"Tempted" / Squeeze
One day I was in a music store buying a turntable (which tells you how long ago this was -- 1981, to be precise) and to show off his equipment, the clerk put on this record. Suddenly the whole store was filled with Squeeze's delicious pop vibe; as I looked around, I saw every customer in that store start to grin and groove. For just a moment, this bunch of strangers was drawn together by the same bit of music, just like magic.
Knowing that this single was released during Paul Carracks' stint with the band -- that's him on lead vocals -- makes it extra cool for me (Carrack later played with Nick Lowe, and you know how I am about anything associated with Nick Lowe). My guess is his keyboard technique led to the soulful syncopation that makes "Tempted" different from Jools-Holland-era Squeeze tracks like "Pulling Mussels From the Shell" or "Goodbye Girl." That funky beat may explain why this was Squeeze's only U.S. Top 50 hit; it sure was the first I ever heard of them. The lyrics, though, make it totally English -- as the singer packs his "case", he throws in "a flannel for my face," then drives out of a town that's quintessential British pastoral -- "Past the church and the steeple / The laundry on the hill." For me, the British references are a plus, but that's just me.
Anyway, the British incidentals aren't important; what this happens to be is a sexy song about an illicit affair. (Which makes that ripe, languid rhythm even more essential.) Just sink into that chorus: "Tempted by the fruit of another / Tempted but the truth is discovered / What's been going on / Now that you have gone..." Feel that tension, the way those "tempted" lines hammer away at one pitch, then swoop low for "what's been going on" -- this reeks of adultery, and guilty secrets, and danger, which makes that sweet English village he's ditching extra poignant.

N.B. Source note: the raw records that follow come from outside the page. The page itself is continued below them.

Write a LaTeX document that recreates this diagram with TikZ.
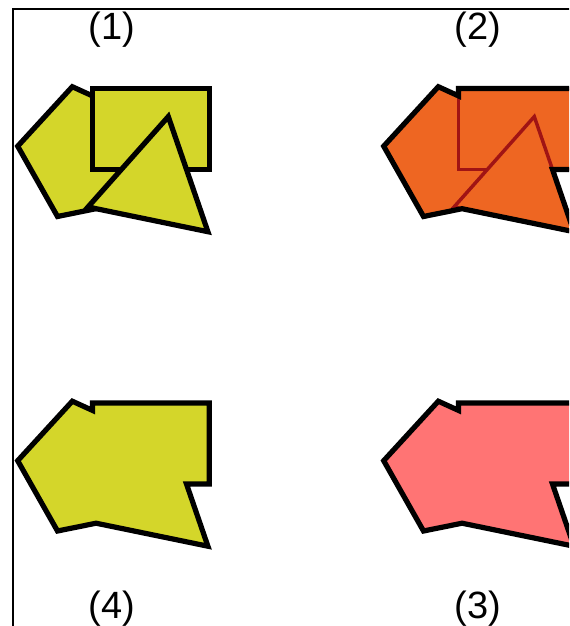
\documentclass[tikz,border=0pt]{standalone}
\usepackage{fontspec}
\setmainfont{Liberation Sans}
\usetikzlibrary{calc}
\definecolor{shapeyellow}{HTML}{D4D62A}
\definecolor{shapeorange}{HTML}{EE6622}
\definecolor{shapepink}{HTML}{FF7474}
\definecolor{edgered}{HTML}{A01414}
% one shape set, in pixel coordinates of the first panel
\newcommand{\pentapath}{(72.3,86.7) -- (17.7,146.2) -- (57.5,216.5) -- (136.7,200.4) -- (145.8,120.2) -- cycle}
\newcommand{\boxpath}{(92.5,88.5) rectangle (209.2,169.5)}
\newcommand{\tripath}{(168.3,116.6) -- (88,207) -- (207.9,231.7) -- cycle}
\newcommand{\unionpath}{(72.3,86.7) -- (17.7,146.2) -- (57.5,216.5) -- (96.1,208.7) -- (207.9,231.7) -- (186.5,169.5) -- (209.2,169.5) -- (209.2,88.5) -- (92.5,88.5) -- (92.5,95.9) -- cycle}
\begin{document}
\begin{tikzpicture}[
      x=0.75pt, y=-0.75pt, line join=miter,
      shp/.style={draw=black, line width=3.9pt},
      inner/.style={draw=edgered, line width=2.6pt},
      outline/.style={draw=black, line width=3.9pt},
      frame/.style={draw=black, line width=1.5pt},
      lbl/.style={font=\fontsize{28.5}{31}\selectfont, inner sep=0pt, anchor=base}]
    \useasboundingbox (0,0) rectangle (569,626);
    \clip (0,0) rectangle (569,626);
    \draw[frame] (12.5,8.5) rectangle (700,700);
    % (1) the three shapes
    \begin{scope}
      \filldraw[shp, fill=shapeyellow] \pentapath;
      \filldraw[shp, fill=shapeyellow] \boxpath;
      \filldraw[shp, fill=shapeyellow] \tripath;
    \end{scope}
    % (2) shapes with inner edges, union outline on top
    \begin{scope}[shift={(366,0)}]
      \filldraw[inner, fill=shapeorange] \pentapath;
      \filldraw[inner, fill=shapeorange] \boxpath;
      \filldraw[inner, fill=shapeorange] \tripath;
      \draw[outline] \unionpath;
    \end{scope}
    % (3) union
    \begin{scope}[shift={(366,314.5)}]
      \filldraw[outline, fill=shapepink] \unionpath;
    \end{scope}
    % (4) union
    \begin{scope}[shift={(0,314.5)}]
      \filldraw[outline, fill=shapeyellow] \unionpath;
    \end{scope}
    \node[lbl] (lab1) at (112,39) {(1)};
    \node[lbl] (lab2) at (478,39) {(2)};
    \node[lbl] (lab3) at (478,618) {(3)};
    \node[lbl] (lab4) at (112,618) {(4)};
\end{tikzpicture}
\end{document}
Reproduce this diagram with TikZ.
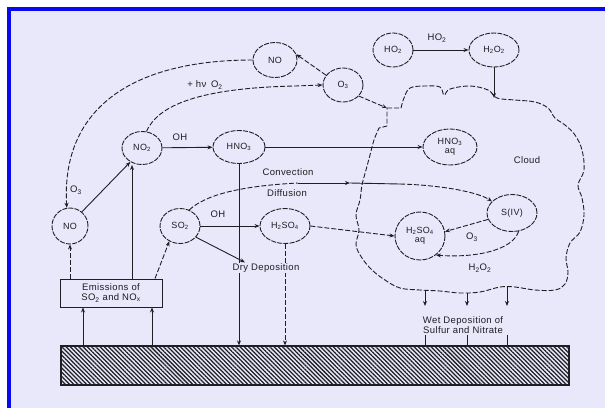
\documentclass[tikz,border=0pt]{standalone}
\usepackage{fontspec}
\setmainfont{Liberation Sans}[LetterSpace=4]
\usetikzlibrary{shapes.geometric,arrows.meta,patterns.meta}
\definecolor{bg}{RGB}{232,232,250}
\definecolor{ink}{RGB}{30,30,35}
\definecolor{frameblue}{RGB}{10,10,240}
\newcommand\chsub[1]{\textsubscript{#1}}
\begin{document}
\begin{tikzpicture}[x=1pt,y=-1pt,
 every node/.style={font=\fontsize{9.5}{10.5}\selectfont, text=ink},
 chem/.style={ellipse, draw=ink, line width=0.9pt, dash pattern=on 5pt off 1.2pt, inner sep=0pt, font=\fontsize{9}{9.5}\selectfont},
 ln/.style={draw=ink, line width=0.9pt},
 dl/.style={ln, dash pattern=on 5pt off 2pt},
 arr/.style={-{Stealth[length=5pt,width=4pt]}},
 lbl/.style={inner sep=1pt},
]
\useasboundingbox (0,0) rectangle (605,408);
\fill[white] (0,0) rectangle (605,408);
\fill[bg] (7,7) rectangle (605,408);
\fill[frameblue] (7,7) rectangle (605,10.5);
\fill[frameblue] (7,7) rectangle (10.5,408);

% cloud
\draw[dl] (387,108) -- (401,108) -- plot[smooth, tension=0.6] coordinates {
 (401,108) (404,98) (410,88) (425,86) (440,87) (444,95) (450,89) (470,86) (488,90) (497,98)
 (515,100) (535,102) (548,108) (555,118) (565,125) (575,135) (582,150) (584,170) (578,185) (582,198)
 (584,215) (580,232) (570,243) (566,258) (568,272) (565,284) (555,290) (535,290) (515,287) (500,287)
 (480,292) (460,293) (440,291) (420,290) (400,288) (385,280) (372,270) (362,258) (356,245) (359,230)
 (356,215) (360,200) (362,185) (366,170) (370,155) (374,140) (379,128)} -- (387,126) -- cycle;

% nodes
\node[chem, minimum width=44pt, minimum height=35pt] (NOt) at (275,60) {NO};
\node[chem, minimum width=40pt, minimum height=34pt] (O3) at (343,85) {O\chsub{3}};
\node[chem, minimum width=40pt, minimum height=34pt] (HO2) at (393,50) {HO\chsub{2}};
\node[chem, minimum width=50pt, minimum height=34pt] (H2O2) at (494,50) {H\chsub{2}O\chsub{2}};
\node[chem, minimum width=40pt, minimum height=33pt] (NO2) at (142,148) {NO\chsub{2}};
\node[chem, minimum width=52pt, minimum height=33pt] (HNO3) at (239,147) {HNO\chsub{3}};
\node[chem, minimum width=54pt, minimum height=36pt, align=center] (HNO3aq) at (450,147) {HNO\chsub{3}\\aq};
\node[chem, minimum width=36pt, minimum height=36pt] (NOb) at (70,226) {NO};
\node[chem, minimum width=40pt, minimum height=35pt] (SO2) at (180,226) {SO\chsub{2}};
\node[chem, minimum width=50pt, minimum height=35pt] (H2SO4) at (285,226) {H\chsub{2}SO\chsub{4}};
\node[chem, minimum width=50pt, minimum height=48pt, align=center] (H2SO4aq) at (420,236) {H\chsub{2}SO\chsub{4}\\aq};
\node[chem, minimum width=50pt, minimum height=37pt] (SIV) at (512,213) {S(IV)};
\node[draw=ink, line width=0.9pt, minimum width=102pt, minimum height=28pt, align=center, inner sep=1pt] (emis) at (111,293) {Emissions of\\SO\chsub{2} and NO\chsub{x}};
\node[draw=ink, line width=1.1pt, minimum width=508pt, minimum height=39pt, inner sep=0pt,
  pattern={Lines[angle=-45,distance=3pt,line width=1.25pt]}, pattern color=ink] (ground) at (315,365.5) {};

% top chemistry
\draw[ln,arr] (HO2) -- (H2O2);
\node[lbl] (lHO2) at (437,38) {HO\chsub{2}};
\coordinate (ctop) at (494,98);
\draw[ln,arr] (H2O2.south) -- (ctop);
\coordinate (nb) at (295,86);
\draw[dl,arr] (NO2.75) .. controls (158,105) and (200,88) .. (nb) -- (O3.west);
\node[lbl] (lhv) at (205,85) {+ hν\enspace O\chsub{2}};
\draw[dl,arr] (O3.150) -- (NOt.15);
\draw[dl,arr] (NOt.west) .. controls (130,60) and (61,110) .. (NOb.100);
\draw[ln,arr] (NOb.50) -- (NO2.230);
\node[lbl] (lO3a) at (76,190) {O\chsub{3}};

% nitrate
\draw[ln,arr] (NO2) -- (HNO3);
\node[lbl] (lOHa) at (180,137) {OH};
\draw[ln,arr] (HNO3) -- (HNO3aq);
\draw[ln,arr] (HNO3.south) -- (HNO3.south |- ground.north);

% sulfur
\draw[ln,arr] (SO2) -- (H2SO4);
\node[lbl] (lOHb) at (218,214) {OH};
\draw[dl,arr] (H2SO4.south) -- (H2SO4.south |- ground.north);
\node[lbl, fill=bg] (dry) at (266,268) {Dry Deposition};
\draw[ln,arr] (SO2.-35) -- (dry.165);
\draw[dl,arr] (H2SO4.east) -- (H2SO4aq.west);

% transport
\coordinate (cv1) at (298,183);
\coordinate (cv2) at (350,183);
\coordinate (cv3) at (400,184);
\draw[dl] (SO2.60) .. controls (205,195) and (240,186) .. (cv1);
\draw[ln,arr] (cv1) -- (cv2);
\draw[ln] (cv2) -- (cv3);
\draw[dl,arr] (cv3) .. controls (440,185) and (478,192) .. (SIV.150);
\node[lbl] (lconv) at (288,172) {Convection};
\node[lbl] (ldiff) at (287,193) {Diffusion};

% in-cloud
\draw[dl,arr] (SIV.195) -- (H2SO4aq.10);
\node[lbl] (lO3b) at (472,237) {O\chsub{3}};
\draw[dl,arr] (SIV.290) .. controls (512,252) and (470,258) .. (H2SO4aq.-50);
\node[lbl] (lH2O2) at (480,268) {H\chsub{2}O\chsub{2}};
\coordinate (cin) at (387,108);
\draw[dl,arr] (O3.-35) -- (cin);
\node[lbl] (cloud) at (527,160) {Cloud};

% wet deposition
\node[lbl, align=center] (wet) at (463,325) {Wet Deposition of\\Sulfur and Nitrate};
\coordinate (w1a) at (425,290); \coordinate (w1b) at (425,306);
\coordinate (w2a) at (467,293); \coordinate (w2b) at (467,306);
\coordinate (w3a) at (507,286); \coordinate (w3b) at (507,306);
\draw[ln,arr] (w1a) -- (w1b);
\draw[ln,arr] (w2a) -- (w2b);
\draw[ln,arr] (w3a) -- (w3b);
\draw[ln] (wet.south -| w1a) -- (ground.north -| w1a);
\draw[ln] (wet.south -| w2a) -- (ground.north -| w2a);
\draw[ln] (wet.south -| w3a) -- (ground.north -| w3a);

% emissions
\coordinate (g1) at (83,0);
\coordinate (g2) at (152,0);
\coordinate (vx) at (132,0);
\coordinate (e3) at (155,0);
\draw[ln,arr] (ground.north -| g1) -- (emis.south -| g1);
\draw[ln,arr] (ground.north -| g2) -- (emis.south -| g2);
\draw[dl,arr] (emis.north -| NOb) -- (NOb.south);
\draw[ln,arr] (emis.north -| vx) -- (vx |- NO2.south);
\draw[dl,arr] (emis.north -| e3) -- (SO2.235);
\end{tikzpicture}
\end{document}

In the third verse, we jump on into bed: "At my bedside empty pocket / A foot without a sock / Your body gets much closer / I fumble for the clock / Alarmed by the seduction / I wish that it would stop." I'm riveted by that "foot without a sock," and the pun of "clock" and "alarmed" -- Squeeze's lyricist, Chris Difford, knows that God is in the details, and what the details add up to is an almost cinematic visual. It's a jumbled, wrought-up scene, because this guy isn't entirely cool with sleeping with this woman -- but he's doing it, inn't he? And that pelvis-shifting beat, the craving moan of Carrack's singing, makes you want this affair as much as he does.
Did everybody in the record store that day pick up all these nuances? Nah. They just liked the teasing beat, the bright melody, the ripe vocals. Good enough. But it's 25 years later, and that turntable got retired long ago...and I am still listening to this song. And loving it.